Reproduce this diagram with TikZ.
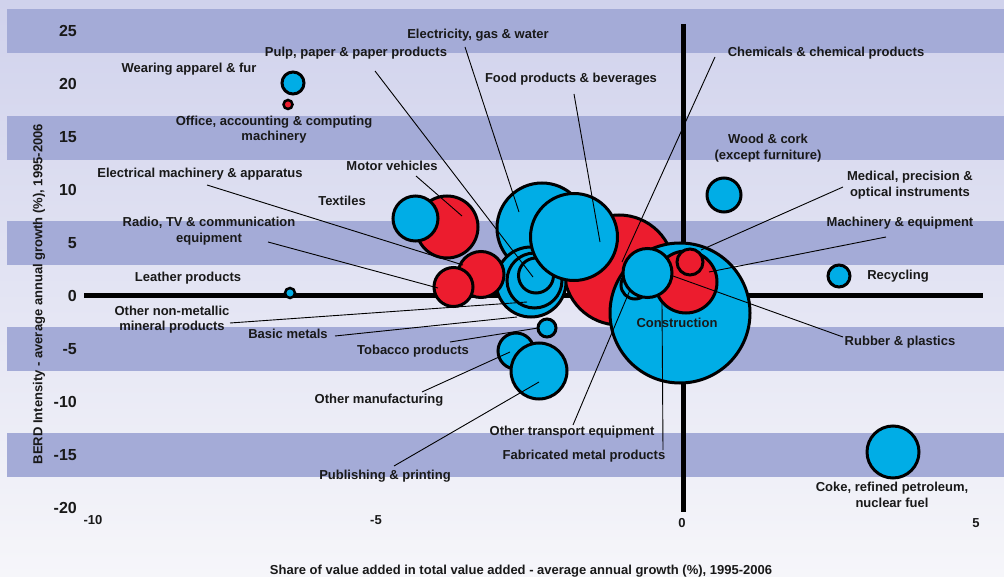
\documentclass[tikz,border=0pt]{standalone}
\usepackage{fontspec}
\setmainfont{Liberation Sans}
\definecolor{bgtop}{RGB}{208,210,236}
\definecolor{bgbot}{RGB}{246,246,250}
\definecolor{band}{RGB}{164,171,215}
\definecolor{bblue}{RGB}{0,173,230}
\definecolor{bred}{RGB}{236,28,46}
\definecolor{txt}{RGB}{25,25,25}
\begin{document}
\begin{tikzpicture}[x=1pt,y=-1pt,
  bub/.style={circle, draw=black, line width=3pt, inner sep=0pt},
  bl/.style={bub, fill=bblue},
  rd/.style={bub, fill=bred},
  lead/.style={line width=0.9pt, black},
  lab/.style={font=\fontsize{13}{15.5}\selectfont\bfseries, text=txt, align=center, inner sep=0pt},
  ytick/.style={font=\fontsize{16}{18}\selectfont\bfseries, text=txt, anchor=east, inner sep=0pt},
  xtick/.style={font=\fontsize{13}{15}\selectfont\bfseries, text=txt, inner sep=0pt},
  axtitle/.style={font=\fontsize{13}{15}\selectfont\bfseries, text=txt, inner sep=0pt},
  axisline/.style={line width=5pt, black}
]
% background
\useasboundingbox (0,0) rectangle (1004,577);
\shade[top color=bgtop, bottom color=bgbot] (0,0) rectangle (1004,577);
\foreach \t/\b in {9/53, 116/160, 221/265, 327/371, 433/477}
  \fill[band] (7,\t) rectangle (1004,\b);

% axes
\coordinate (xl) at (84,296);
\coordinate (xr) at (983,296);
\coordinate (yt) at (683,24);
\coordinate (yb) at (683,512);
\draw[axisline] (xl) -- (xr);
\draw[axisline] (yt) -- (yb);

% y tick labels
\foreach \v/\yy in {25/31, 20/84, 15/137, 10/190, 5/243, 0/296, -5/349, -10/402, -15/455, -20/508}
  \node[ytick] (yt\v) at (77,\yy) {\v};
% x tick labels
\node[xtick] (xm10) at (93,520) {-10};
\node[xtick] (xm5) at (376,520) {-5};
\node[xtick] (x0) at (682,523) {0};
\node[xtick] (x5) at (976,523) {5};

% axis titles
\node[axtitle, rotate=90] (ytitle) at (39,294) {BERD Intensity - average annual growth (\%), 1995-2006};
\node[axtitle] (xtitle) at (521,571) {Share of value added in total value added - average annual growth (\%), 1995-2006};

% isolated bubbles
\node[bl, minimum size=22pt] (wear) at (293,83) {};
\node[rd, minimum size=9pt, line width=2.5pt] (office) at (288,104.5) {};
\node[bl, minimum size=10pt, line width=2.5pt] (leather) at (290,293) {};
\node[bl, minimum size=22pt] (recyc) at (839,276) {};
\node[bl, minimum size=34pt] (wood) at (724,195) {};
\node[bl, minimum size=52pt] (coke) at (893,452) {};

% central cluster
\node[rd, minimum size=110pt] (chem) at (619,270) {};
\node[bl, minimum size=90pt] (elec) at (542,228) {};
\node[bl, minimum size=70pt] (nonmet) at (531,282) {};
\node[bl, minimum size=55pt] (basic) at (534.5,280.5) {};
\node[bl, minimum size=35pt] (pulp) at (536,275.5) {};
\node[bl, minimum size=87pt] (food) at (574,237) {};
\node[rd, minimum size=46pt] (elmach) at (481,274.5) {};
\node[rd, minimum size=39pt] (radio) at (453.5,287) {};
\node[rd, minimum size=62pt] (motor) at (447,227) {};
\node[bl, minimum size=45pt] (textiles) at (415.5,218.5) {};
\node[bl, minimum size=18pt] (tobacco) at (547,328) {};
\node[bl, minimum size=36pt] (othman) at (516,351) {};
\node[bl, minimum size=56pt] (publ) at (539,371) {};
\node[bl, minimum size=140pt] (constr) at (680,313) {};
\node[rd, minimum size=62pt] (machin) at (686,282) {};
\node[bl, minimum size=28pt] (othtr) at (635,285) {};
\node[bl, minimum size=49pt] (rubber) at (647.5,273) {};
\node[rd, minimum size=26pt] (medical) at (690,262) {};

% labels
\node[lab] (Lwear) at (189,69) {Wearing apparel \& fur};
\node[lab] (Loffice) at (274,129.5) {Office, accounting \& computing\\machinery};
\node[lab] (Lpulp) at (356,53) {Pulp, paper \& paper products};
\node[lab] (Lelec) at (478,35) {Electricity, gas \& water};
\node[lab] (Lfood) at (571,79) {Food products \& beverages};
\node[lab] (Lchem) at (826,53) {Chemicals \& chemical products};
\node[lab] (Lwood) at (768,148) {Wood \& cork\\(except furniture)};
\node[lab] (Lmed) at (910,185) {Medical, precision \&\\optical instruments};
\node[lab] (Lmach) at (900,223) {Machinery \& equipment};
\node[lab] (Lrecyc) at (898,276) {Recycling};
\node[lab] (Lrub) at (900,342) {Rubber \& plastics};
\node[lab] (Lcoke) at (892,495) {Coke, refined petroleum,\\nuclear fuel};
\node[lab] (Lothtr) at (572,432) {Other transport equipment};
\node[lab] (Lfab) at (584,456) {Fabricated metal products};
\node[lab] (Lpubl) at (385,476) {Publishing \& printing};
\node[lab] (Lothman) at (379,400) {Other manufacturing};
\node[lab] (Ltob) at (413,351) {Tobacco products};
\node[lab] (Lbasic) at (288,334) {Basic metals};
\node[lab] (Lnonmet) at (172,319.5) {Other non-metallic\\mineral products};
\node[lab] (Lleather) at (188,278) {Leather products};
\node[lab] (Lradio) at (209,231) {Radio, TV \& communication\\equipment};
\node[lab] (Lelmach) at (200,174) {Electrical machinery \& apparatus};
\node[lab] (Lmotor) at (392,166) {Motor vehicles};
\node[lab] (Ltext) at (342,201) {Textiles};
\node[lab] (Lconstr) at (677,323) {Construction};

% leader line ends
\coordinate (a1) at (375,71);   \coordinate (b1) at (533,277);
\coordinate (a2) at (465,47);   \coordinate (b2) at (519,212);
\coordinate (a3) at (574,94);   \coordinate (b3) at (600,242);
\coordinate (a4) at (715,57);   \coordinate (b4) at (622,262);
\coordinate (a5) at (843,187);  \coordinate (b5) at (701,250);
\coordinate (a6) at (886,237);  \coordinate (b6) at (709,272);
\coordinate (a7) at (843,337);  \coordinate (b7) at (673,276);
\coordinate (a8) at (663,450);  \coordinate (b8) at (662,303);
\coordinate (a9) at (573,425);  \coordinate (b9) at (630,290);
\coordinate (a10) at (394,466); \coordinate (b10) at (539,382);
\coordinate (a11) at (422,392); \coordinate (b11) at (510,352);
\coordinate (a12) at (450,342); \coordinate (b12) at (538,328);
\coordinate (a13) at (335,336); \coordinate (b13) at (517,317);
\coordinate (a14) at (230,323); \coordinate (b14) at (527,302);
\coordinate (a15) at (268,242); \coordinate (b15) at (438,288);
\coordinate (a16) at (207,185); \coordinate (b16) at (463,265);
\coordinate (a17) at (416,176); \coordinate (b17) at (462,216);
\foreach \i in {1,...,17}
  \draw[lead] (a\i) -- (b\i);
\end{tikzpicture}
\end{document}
--
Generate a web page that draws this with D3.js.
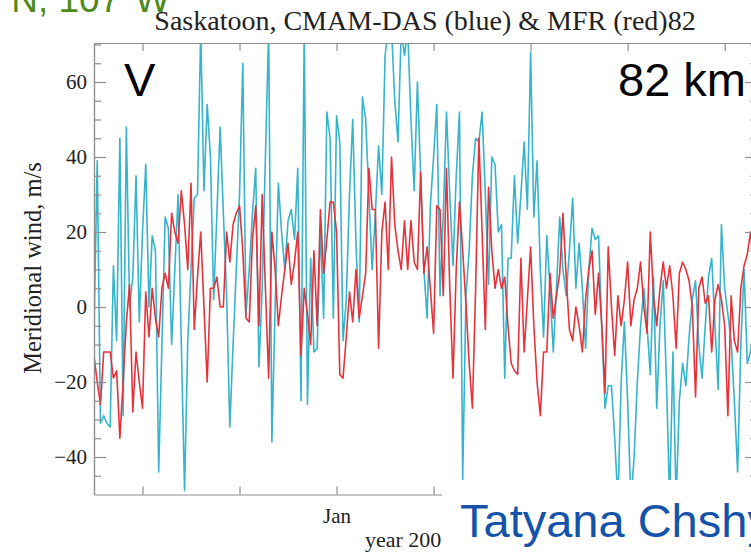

■ Instructions for the task
Copy exactly the stretch of lines from the one containing "Reproduce this diagram with TikZ." through the one containing "(xtitle) at (521,571)", both included. Leave out any pictures.

■ Result
Reproduce this diagram with TikZ.
\documentclass[tikz,border=0pt]{standalone}
\usepackage{fontspec}
\setmainfont{Liberation Sans}
\definecolor{bgtop}{RGB}{208,210,236}
\definecolor{bgbot}{RGB}{246,246,250}
\definecolor{band}{RGB}{164,171,215}
\definecolor{bblue}{RGB}{0,173,230}
\definecolor{bred}{RGB}{236,28,46}
\definecolor{txt}{RGB}{25,25,25}
\begin{document}
\begin{tikzpicture}[x=1pt,y=-1pt,
  bub/.style={circle, draw=black, line width=3pt, inner sep=0pt},
  bl/.style={bub, fill=bblue},
  rd/.style={bub, fill=bred},
  lead/.style={line width=0.9pt, black},
  lab/.style={font=\fontsize{13}{15.5}\selectfont\bfseries, text=txt, align=center, inner sep=0pt},
  ytick/.style={font=\fontsize{16}{18}\selectfont\bfseries, text=txt, anchor=east, inner sep=0pt},
  xtick/.style={font=\fontsize{13}{15}\selectfont\bfseries, text=txt, inner sep=0pt},
  axtitle/.style={font=\fontsize{13}{15}\selectfont\bfseries, text=txt, inner sep=0pt},
  axisline/.style={line width=5pt, black}
]
% background
\useasboundingbox (0,0) rectangle (1004,577);
\shade[top color=bgtop, bottom color=bgbot] (0,0) rectangle (1004,577);
\foreach \t/\b in {9/53, 116/160, 221/265, 327/371, 433/477}
  \fill[band] (7,\t) rectangle (1004,\b);

% axes
\coordinate (xl) at (84,296);
\coordinate (xr) at (983,296);
\coordinate (yt) at (683,24);
\coordinate (yb) at (683,512);
\draw[axisline] (xl) -- (xr);
\draw[axisline] (yt) -- (yb);

% y tick labels
\foreach \v/\yy in {25/31, 20/84, 15/137, 10/190, 5/243, 0/296, -5/349, -10/402, -15/455, -20/508}
  \node[ytick] (yt\v) at (77,\yy) {\v};
% x tick labels
\node[xtick] (xm10) at (93,520) {-10};
\node[xtick] (xm5) at (376,520) {-5};
\node[xtick] (x0) at (682,523) {0};
\node[xtick] (x5) at (976,523) {5};

% axis titles
\node[axtitle, rotate=90] (ytitle) at (39,294) {BERD Intensity - average annual growth (\%), 1995-2006};
\node[axtitle] (xtitle) at (521,571) {Share of value added in total value added - average annual growth (\%), 1995-2006};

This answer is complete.